The men were talking about the progress of the war. They were speculating—or rather arguing—about what the Allied strategy would be following the surrender of the German and Italian armies in Tunisia. I sat with them, drinking coffee, listening to what they believed would happen when the men who had been fighting in North Africa began to push into Italy. Fred Bechélet would almost certainly be part of that invading force, if he was alive. I wondered if Merle had heard anything. I’d been so preoccupied in the past few days that I hadn’t asked her.
None of the men spoke about anything personal. Like last time, we used code names when addressing each other. I had no idea where any of them would be heading when we reached France. And I was certain that no one on the boat except Jack knew that my first destination on landing was to be the Ursuline convent in Lannion. As I glanced from one face to another, I couldn’t help thinking of Miranda, who had sat with me, like this, just a month ago. I wondered if these men ever thought about death, whether the energetic debate they were engaged in was a way of shutting it out of their minds.
La Coquille got underway a couple of hours before sunset. The agents went below to play poker as we pulled out of the harbor. They invited me to join them—even offered to teach me how to play when I confessed my total ignorance of card games—but I told them how rough the sea had been on the way out of the Scillies last time and said I’d better stay up on deck in case I got seasick. It was an excuse, of course: I hadn’t exchanged more than a handful of words with Jack since we’d left Cornwall. I was desperate to talk to him. He’d left me dangling by a thread after the dance. I had to know what was going on in his head.
“I thought you might like some help,” I said, as I went into the wheelhouse. “I can take the binoculars if you like—or the wheel for a while, if you prefer.”
He handed me the binoculars without a word. I stood beside him, scanning the horizon for anything that might represent a potential threat, wondering all the while why he was so silent, why, now that we had the opportunity at last, he didn’t seem to want to speak to me.
“I looked at the radio parts,” I said, still peering through the binoculars. “They’re small enough to fit under a skullcap, which would be a good hiding place because the wimple sits on top of it. The explosives I’ll strap around my waist and across my back. The robe and scapular should camouflage any lumps and bumps.”
I heard him draw in a breath. “How long is it since you’ve ridden a bike?”
“I was seventeen. But they say you never forget.”
“Have you studied the map?”
“Yes.” I lowered the binoculars. “When I get to the convent, I plan to sew it to the underside of the veil—the part that hangs down at the back. Then I can flip it over if I need to read it.”
“It sounds as though you’ve thought of everything.”

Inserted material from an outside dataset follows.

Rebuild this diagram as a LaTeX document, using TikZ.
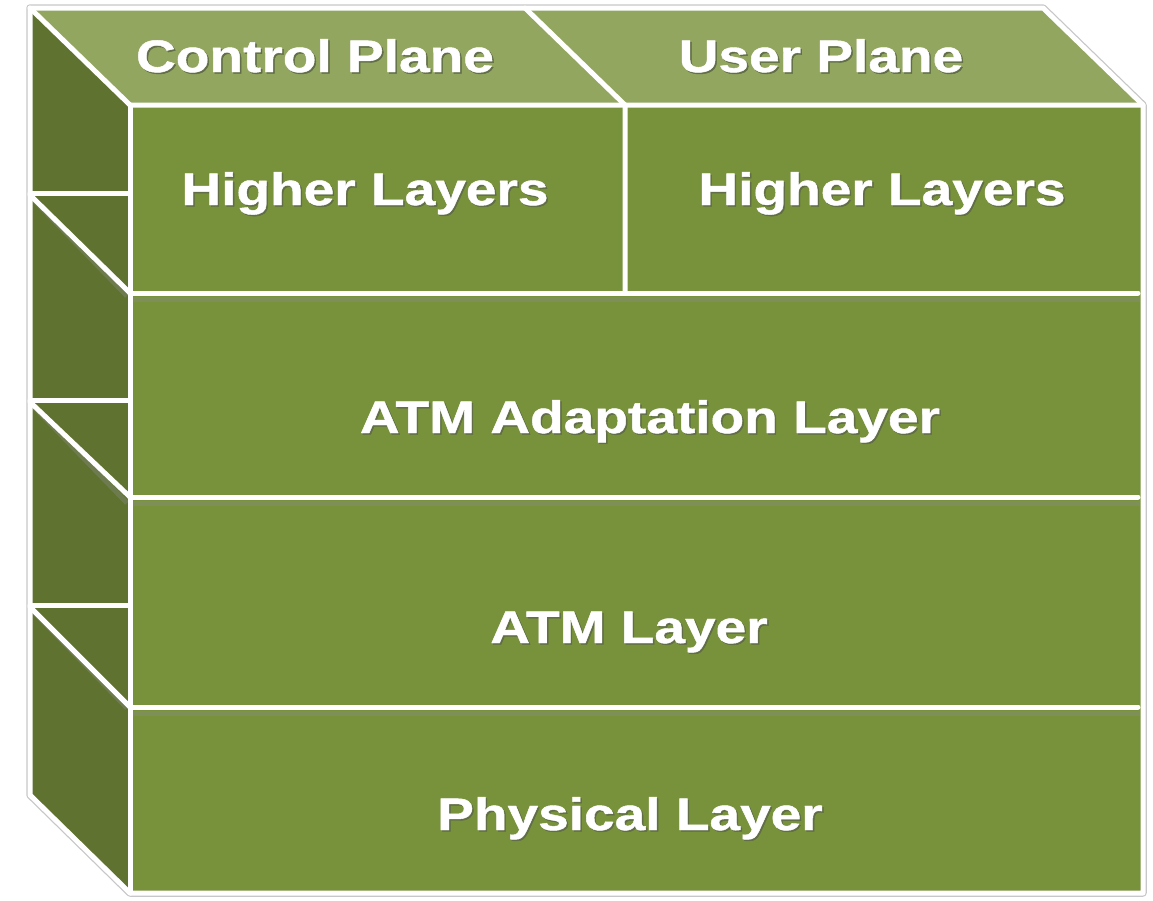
\documentclass[tikz,border=0pt]{standalone}
\usepackage{fontspec}
\newfontfamily\lab[FakeStretch=1.21,FakeBold=1.0]{Liberation Sans}
\definecolor{topc}{HTML}{92A660}
\definecolor{frontc}{HTML}{78923C}
\definecolor{sidec}{HTML}{5F722F}
\definecolor{shadc}{HTML}{3A4A1A}
\newcommand{\shtxt}[1]{\rlap{\kern1.5pt\raisebox{-1.5pt}{\textcolor{shadc!80}{#1}}}#1}
\tikzset{
  lbl/.style={text=white, inner sep=0pt, anchor=base, font=\lab\bfseries\fontsize{45.5}{54}\selectfont},
  edge/.style={white, line width=5pt, line join=round, line cap=round},
  glow/.style={black!22, line width=7.5pt, line join=round, line cap=round},
  dshade/.style={black!45, opacity=0.35, line width=5pt}
}
\begin{document}
\begin{tikzpicture}[x=1pt,y=-1pt]
\useasboundingbox (0,0) rectangle (1153,900);
% outer glow
\draw[glow] (30,8) -- (1043,8) -- (1143,105) -- (1143,893) -- (130,893) -- (30,795) -- cycle;
% faces
\fill[sidec] (30,8) -- (130,105) -- (130,893) -- (30,795) -- cycle;
\fill[topc] (30,8) -- (1043,8) -- (1143,105) -- (130,105) -- cycle;
\fill[frontc] (130,105) rectangle (1143,893);
% soft shadows below dividers
\foreach \yy in {297,501,711} \draw[dshade] (133,\yy+2) -- (1140,\yy+2);
\foreach \yy in {195,402,607} \draw[dshade] (33,\yy+4) -- (127,\yy+101);
% edges
\draw[edge] (30,8) -- (1043,8) -- (1143,105) -- (1143,893) -- (130,893) -- (30,795) -- cycle;
\draw[edge] (30,8) -- (130,105) -- (1143,105);
\draw[edge] (130,105) -- (130,893);
\draw[edge] (525,8) -- (625,105) -- (625,293);
\foreach \yy in {293,497,707} \draw[edge] (130,\yy) -- (1138,\yy);
\foreach \yy/\zz in {193/293,400/497,605/707} {
  \draw[edge] (30,\yy) -- (130,\yy);
  \draw[edge] (30,\yy+2) -- (130,\zz);
}
% labels
\node[lbl] (cp) at (315,72) {\shtxt{Control Plane}};
\node[lbl] (up) at (821,72) {\shtxt{User Plane}};
\node[lbl] (hl1) at (365,205) {\shtxt{Higher Layers}};
\node[lbl] (hl2) at (882,205) {\shtxt{Higher Layers}};
\node[lbl] (aal) at (650,433) {\shtxt{ATM Adaptation Layer}};
\node[lbl] (atm) at (629,643) {\shtxt{ATM Layer}};
\node[lbl] (phy) at (630,830) {\shtxt{Physical Layer}};
\end{tikzpicture}
\end{document}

I wondered why he didn’t sound pleased. I stared into the distance, at the red ball of the sun sinking into the sea. I could hardly believe it was only two nights ago that he’d held me in his arms and whisked me across the dance floor. I told myself I shouldn’t be surprised that he was taciturn, cold, even. But I sensed that something was amiss, that I’d done something to make him want to distance himself from me.
“Is something the matter? Have I done something wrong?” I turned to him, but he didn’t look at me—just kept his eyes fixed on the horizon.

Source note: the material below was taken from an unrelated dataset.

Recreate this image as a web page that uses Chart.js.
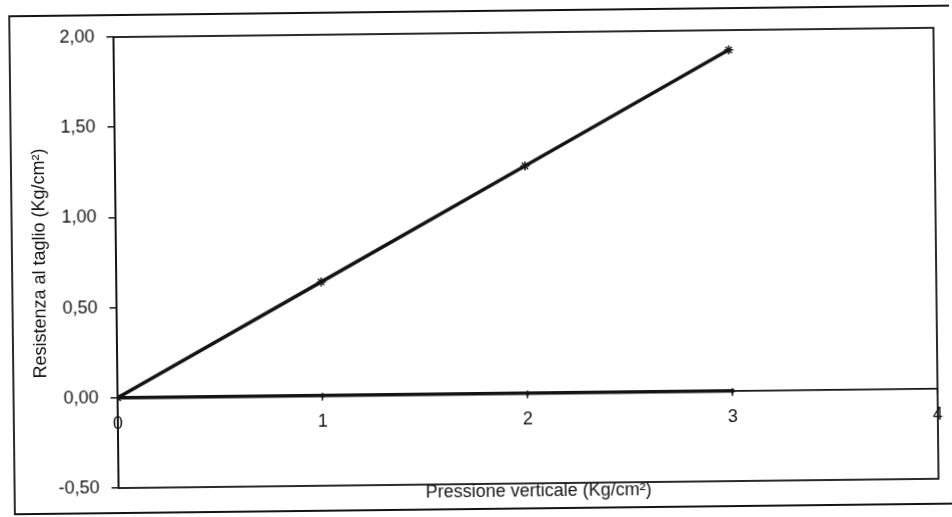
<!DOCTYPE html>
<html>
<head>
<meta charset="utf-8">
<script src="https://cdn.jsdelivr.net/npm/chart.js@4/dist/chart.umd.min.js"></script>
<style>
  html, body { margin: 0; padding: 0; background: #fff; overflow: hidden; }
  #chart { display: block; transform: rotate(-0.65deg); transform-origin: 476px 258px; }
</style>
</head>
<body>
<canvas id="chart" width="952" height="517"></canvas>
<script>
// --- Data ---
const pressione = [0, 1, 2, 3];                 // Kg/cm²
const resistenza = [0, 0.63, 1.26, 1.89];       // Kg/cm²
const coesione = [0, 0, 0, 0];
const yTicks = [-0.5, 0, 0.5, 1, 1.5, 2];
const xTicks = [0, 1, 2, 3, 4];

const INK = '#141414';
const FONT = '"Liberation Sans", Arial, sans-serif';

// Outer frame, plot border and the x title sitting on the bottom edge
const framePlugin = {
    id: 'frame',
    beforeDatasetsDraw(chart) {
        const { ctx, chartArea: a } = chart;
        ctx.save();
        ctx.strokeStyle = INK;
        ctx.lineWidth = 1.8;
        ctx.strokeRect(a.left, a.top, a.right - a.left, a.bottom - a.top);
        ctx.beginPath();
        ctx.moveTo(960, 11);
        ctx.lineTo(12, 11);
        ctx.lineTo(12, 509);
        ctx.lineTo(960, 509);
        ctx.stroke();
        ctx.restore();
    },
    afterDraw(chart) {
        const { ctx } = chart;
        ctx.save();
        ctx.fillStyle = INK;
        ctx.font = '18px ' + FONT;
        ctx.textAlign = 'center';
        ctx.textBaseline = 'middle';
        ctx.fillText('Pressione verticale (Kg/cm²)', 536, 492);
        ctx.restore();
    }
};

const chart = new Chart(document.getElementById('chart'), {
    type: 'scatter',
    data: {
        datasets: [
            {
                label: 'Resistenza al taglio',
                data: pressione.map((x, i) => ({ x, y: resistenza[i] })),
                showLine: true,
                borderColor: INK,
                borderWidth: 3.5,
                pointStyle: 'star',
                pointRadius: 4.5,
                pointBorderWidth: 1.5,
                pointBorderColor: INK,
                pointBackgroundColor: '#fff'
            },
            {
                label: 'Coesione',
                data: pressione.map((x, i) => ({ x, y: coesione[i] })),
                showLine: true,
                borderColor: INK,
                borderWidth: 3.5,
                pointStyle: 'rectRot',
                pointRadius: 2.5,
                pointBorderWidth: 1,
                pointBorderColor: INK,
                pointBackgroundColor: INK
            }
        ]
    },
    options: {
        responsive: false,
        devicePixelRatio: 1,
        animation: false,
        layout: { padding: { left: 0, top: 33, right: 9, bottom: 33 } },
        plugins: {
            legend: { display: false },
            tooltip: { enabled: false }
        },
        scales: {
            x: {
                type: 'linear',
                position: { y: 0 },
                min: 0,
                max: 4,
                afterBuildTicks: (scale) => { scale.ticks = xTicks.map(v => ({ value: v })); },
                grid: { drawOnChartArea: false, drawTicks: true, tickLength: 4, color: INK, lineWidth: 1.5 },
                border: { display: true, color: INK, width: 1.8 },
                ticks: {
                    color: INK,
                    padding: 11,
                    font: { family: FONT, size: 18 },
                    callback: (v) => String(v)
                }
            },
            y: {
                type: 'linear',
                position: 'left',
                min: -0.5,
                max: 2,
                afterBuildTicks: (scale) => { scale.ticks = yTicks.map(v => ({ value: v })); },
                afterFit: (scale) => { scale.width = 116; },
                grid: { drawOnChartArea: false, drawTicks: true, tickLength: 7, color: INK, lineWidth: 1.5 },
                border: { display: true, color: INK, width: 1.8 },
                ticks: {
                    color: INK,
                    padding: 12,
                    font: { family: FONT, size: 18 },
                    callback: (v) => v.toFixed(2).replace('.', ',')
                },
                title: {
                    display: true,
                    text: 'Resistenza al taglio (Kg/cm²)',
                    color: INK,
                    padding: { top: 29, bottom: 0 },
                    font: { family: FONT, size: 18 }
                }
            }
        }
    },
    plugins: [framePlugin]
});
</script>
</body>
</html>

“No, Alice, you haven’t done anything. It’s . . .” He hesitated, as if he were weighing his words. “It’s not you. Forgive me—I’m not very good at sentimental stuff.” The stubble on his jaw caught the light as the muscles tightened. “I don’t think you realize how fearful I am of losing you.”
The boat shook as a wave caught the bow. Spray spattered the window. I felt as if I were watching a film in slow motion. Had I heard right? Had he really said that?
“If anything were to happen to you, it would be my fault.” He turned, looking straight at me for the first time since we’d left Cornwall. His eyes glittered red with the reflection of the dying sun. “That day, when I found you on the beach, I made a very selfish decision. I should have let you go when you recovered—to Falmouth or some other place.”
“Selfish?” I stared back at him, bewildered. “Why do you say that? You said I could save more lives doing this than by being a nurse.”
“And that’s absolutely true—but there was an ulterior motive for persuading you to stay.” He held my gaze. “When I saw you lying there on the sand, and realized you were alive, I felt as if I’d been given a second chance.” He shook his head slowly. “Remember when you said that all you wanted was to do some good in the world? Well, so did I: I wanted to make up for the person I’d been, for what I did to Morwenna.”